The music is joyful, upbeat and, occasionally something of a romp. David has the French gift for delightful and elegant melodies; it is amazing that no aria or duet from the work has become a recital chestnut. Noureddin’s Act II aria, with harp accompaniment, “O! ma maîtresse” seems a particularly likely candidate, as do several of Lalla Roukh’s. The concluding march and finale, “Gloire, honneur,” brings Berlioz to mind. On this disc, the performance is outstanding, capturing and holding the listener’s attention. Most of the principals are native French speakers, and their diction is impeccable; that of the sixteen-member chorus (four per voice part) is equally excellent. The superb playing of the 45-member orchestra supports and balances the singers perfectly. (Click on the video to learn more from the Opera Lafayette creative team talking about preparing the revival.)

The note by Eastman School of Music professor Ralph P. Locke in the accompanying booklet is excellent. Photos in color on the front (Fiset) and back covers (a group of dancers) show the authentic costumes. Small black and white photos inside of scenes involving a tent and the principals in costume, adjacent to their bios, give a further glimpse of the production. Black and white photos of the Opera Lafayette orchestral ensemble and conductor-artistic director Ryan Brown accompany their bios as well. The libretto is not included in the booklet but is available for free with English translation online. The format of the track listing on page 3 makes it appear that some scenes have been omitted, but this is not the case.

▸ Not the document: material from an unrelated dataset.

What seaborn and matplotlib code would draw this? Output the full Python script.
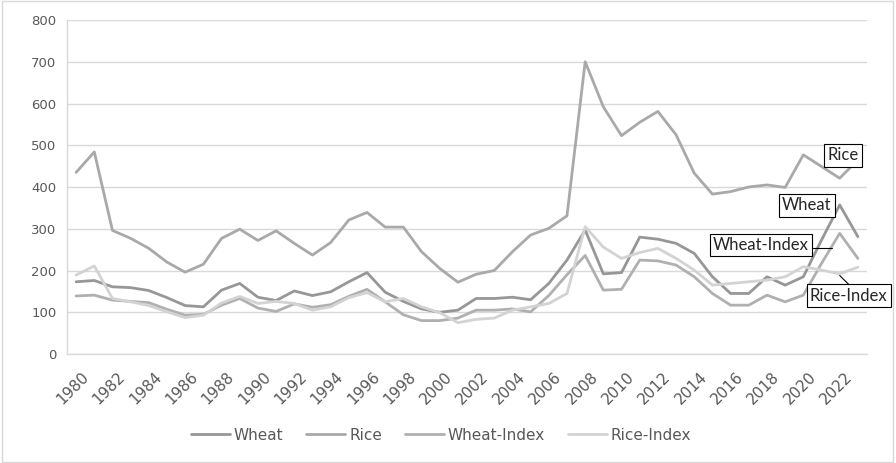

The exotic features that drew the original audiences to this music no longer attract us thanks to cinema and television and increased ability to travel to the lands depicted, but the music endures because of its beauty, its quality, and the authenticity of its evocations that please the ears. From the photos in the booklet, this production must have pleased the eyes of its audiences as well. Brown is to be commended for bringing this captivating work so brilliantly back to life and into our consciousness.